-- start --

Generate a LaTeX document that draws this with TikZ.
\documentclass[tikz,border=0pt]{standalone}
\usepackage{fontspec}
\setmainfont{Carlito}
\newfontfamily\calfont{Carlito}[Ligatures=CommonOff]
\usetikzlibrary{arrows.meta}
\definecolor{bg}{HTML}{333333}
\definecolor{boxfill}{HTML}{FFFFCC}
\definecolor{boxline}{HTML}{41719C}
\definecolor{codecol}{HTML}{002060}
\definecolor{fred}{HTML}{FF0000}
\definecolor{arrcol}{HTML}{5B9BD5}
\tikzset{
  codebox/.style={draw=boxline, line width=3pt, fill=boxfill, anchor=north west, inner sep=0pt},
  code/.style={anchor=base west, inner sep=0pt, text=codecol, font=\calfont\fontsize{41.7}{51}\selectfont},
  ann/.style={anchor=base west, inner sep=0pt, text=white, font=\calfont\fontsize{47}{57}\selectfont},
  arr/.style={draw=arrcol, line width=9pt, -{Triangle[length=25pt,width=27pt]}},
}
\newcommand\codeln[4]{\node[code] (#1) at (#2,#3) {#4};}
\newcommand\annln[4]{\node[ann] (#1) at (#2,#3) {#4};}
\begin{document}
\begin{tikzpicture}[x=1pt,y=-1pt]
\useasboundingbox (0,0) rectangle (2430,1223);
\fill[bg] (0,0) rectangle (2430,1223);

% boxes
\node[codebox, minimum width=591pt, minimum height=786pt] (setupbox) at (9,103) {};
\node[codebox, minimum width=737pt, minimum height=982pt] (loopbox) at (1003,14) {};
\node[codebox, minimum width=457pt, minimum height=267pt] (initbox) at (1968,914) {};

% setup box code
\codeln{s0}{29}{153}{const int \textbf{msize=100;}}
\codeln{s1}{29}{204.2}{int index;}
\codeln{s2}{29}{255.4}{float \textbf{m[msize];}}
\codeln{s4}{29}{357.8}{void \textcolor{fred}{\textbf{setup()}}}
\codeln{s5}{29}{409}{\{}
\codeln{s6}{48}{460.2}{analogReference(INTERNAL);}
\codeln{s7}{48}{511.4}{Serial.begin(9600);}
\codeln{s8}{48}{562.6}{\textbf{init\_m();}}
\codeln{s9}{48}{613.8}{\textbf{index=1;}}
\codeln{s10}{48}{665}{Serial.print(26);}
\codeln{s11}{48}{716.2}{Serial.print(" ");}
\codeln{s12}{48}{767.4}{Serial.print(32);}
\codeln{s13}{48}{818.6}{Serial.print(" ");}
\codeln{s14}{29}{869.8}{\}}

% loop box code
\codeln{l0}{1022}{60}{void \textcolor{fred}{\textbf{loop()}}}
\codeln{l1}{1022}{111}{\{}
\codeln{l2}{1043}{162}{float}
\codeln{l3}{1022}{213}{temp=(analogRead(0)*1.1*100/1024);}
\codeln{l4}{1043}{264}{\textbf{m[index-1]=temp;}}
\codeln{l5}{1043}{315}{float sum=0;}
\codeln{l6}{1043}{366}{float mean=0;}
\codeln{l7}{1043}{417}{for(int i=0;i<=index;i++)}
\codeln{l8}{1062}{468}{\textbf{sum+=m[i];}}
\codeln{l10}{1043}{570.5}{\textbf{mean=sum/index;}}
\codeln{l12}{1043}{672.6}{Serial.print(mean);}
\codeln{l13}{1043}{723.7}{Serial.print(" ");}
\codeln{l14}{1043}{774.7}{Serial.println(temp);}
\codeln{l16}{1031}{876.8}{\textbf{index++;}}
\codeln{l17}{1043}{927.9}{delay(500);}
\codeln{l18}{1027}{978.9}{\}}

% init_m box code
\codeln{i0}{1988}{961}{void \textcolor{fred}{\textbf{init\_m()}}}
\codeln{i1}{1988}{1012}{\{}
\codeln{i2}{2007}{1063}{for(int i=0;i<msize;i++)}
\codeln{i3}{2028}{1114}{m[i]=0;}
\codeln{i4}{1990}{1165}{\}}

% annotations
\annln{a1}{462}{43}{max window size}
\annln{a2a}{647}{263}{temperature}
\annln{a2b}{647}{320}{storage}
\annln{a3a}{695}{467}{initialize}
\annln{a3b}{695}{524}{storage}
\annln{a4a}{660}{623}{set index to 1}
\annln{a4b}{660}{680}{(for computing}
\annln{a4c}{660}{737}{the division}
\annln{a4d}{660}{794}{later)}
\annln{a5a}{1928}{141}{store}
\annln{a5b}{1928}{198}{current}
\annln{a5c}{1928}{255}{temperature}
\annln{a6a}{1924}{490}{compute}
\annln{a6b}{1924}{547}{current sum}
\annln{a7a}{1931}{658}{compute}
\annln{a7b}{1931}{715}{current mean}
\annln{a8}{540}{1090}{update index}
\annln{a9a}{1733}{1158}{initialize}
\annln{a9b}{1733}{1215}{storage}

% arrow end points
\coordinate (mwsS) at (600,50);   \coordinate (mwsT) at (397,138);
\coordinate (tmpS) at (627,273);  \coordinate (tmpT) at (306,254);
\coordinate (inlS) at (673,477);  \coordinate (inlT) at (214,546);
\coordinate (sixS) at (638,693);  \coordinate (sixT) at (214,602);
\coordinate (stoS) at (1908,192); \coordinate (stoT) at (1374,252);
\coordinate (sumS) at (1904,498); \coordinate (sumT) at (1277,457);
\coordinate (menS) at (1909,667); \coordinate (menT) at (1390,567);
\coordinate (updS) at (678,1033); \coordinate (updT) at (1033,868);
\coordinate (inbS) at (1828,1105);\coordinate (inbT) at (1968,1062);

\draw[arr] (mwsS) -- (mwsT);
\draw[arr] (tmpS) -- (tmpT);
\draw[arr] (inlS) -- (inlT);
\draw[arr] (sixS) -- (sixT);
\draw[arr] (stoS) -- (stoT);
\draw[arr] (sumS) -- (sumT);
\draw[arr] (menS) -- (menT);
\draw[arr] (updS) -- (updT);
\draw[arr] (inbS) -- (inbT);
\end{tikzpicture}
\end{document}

-- end --
-- start --

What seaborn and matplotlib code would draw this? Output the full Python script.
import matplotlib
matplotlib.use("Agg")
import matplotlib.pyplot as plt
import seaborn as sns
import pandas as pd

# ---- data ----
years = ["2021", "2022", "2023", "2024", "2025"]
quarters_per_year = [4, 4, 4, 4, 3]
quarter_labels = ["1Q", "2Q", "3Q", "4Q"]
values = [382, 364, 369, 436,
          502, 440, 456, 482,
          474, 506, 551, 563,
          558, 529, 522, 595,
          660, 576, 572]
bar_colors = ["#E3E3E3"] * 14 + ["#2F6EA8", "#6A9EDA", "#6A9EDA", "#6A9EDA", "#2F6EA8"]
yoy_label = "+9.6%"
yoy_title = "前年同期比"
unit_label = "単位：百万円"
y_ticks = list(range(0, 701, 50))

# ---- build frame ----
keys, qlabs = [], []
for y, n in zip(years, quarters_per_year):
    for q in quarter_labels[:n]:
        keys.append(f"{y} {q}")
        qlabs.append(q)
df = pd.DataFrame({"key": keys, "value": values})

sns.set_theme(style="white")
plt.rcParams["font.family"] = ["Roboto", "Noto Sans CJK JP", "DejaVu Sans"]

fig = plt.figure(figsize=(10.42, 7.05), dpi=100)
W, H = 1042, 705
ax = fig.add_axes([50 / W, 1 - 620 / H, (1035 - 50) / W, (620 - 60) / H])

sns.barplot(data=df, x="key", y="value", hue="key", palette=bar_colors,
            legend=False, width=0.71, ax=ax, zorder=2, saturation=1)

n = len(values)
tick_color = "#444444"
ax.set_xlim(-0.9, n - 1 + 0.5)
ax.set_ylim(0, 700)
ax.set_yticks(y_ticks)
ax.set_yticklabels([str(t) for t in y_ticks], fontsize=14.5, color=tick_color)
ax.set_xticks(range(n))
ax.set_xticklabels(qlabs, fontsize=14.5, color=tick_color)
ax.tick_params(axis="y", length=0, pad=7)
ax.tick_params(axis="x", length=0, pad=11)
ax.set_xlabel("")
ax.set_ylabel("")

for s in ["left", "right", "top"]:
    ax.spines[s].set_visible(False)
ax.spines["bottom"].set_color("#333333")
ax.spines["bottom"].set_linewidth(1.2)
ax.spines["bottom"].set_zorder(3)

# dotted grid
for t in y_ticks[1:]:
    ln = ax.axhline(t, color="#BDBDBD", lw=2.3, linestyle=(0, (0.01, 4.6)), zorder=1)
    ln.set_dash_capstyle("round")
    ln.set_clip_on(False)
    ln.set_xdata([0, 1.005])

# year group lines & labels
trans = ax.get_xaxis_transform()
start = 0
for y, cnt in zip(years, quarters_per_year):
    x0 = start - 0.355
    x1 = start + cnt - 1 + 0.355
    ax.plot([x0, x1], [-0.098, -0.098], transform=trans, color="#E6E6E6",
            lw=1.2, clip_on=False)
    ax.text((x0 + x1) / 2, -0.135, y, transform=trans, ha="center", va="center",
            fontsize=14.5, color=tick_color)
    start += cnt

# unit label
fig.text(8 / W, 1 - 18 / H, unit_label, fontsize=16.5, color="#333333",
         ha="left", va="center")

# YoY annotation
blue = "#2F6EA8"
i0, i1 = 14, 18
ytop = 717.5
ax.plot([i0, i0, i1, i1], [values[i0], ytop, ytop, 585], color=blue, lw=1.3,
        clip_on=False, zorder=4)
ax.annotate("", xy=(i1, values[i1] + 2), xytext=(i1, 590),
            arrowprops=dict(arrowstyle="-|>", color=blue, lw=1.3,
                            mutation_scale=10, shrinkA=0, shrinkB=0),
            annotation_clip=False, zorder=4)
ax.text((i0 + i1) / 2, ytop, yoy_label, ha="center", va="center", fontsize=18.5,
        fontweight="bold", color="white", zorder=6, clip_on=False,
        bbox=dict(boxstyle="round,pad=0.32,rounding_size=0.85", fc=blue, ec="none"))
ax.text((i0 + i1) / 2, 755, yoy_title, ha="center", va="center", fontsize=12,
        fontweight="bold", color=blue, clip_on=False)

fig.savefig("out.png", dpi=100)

-- end --
-- start --

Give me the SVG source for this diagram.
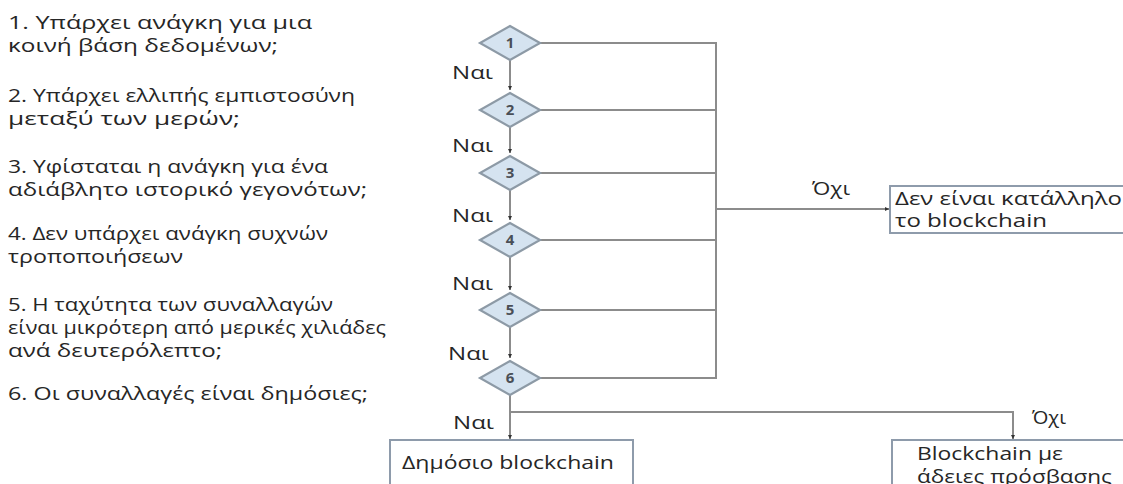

-- end --

• [Task]:
From the records, copy every line that has the string "this" in it.

• [Complete output]:
Generate a LaTeX document that draws this with TikZ.
What seaborn and matplotlib code would draw this? Output the full Python script.
Give me the SVG source for this diagram.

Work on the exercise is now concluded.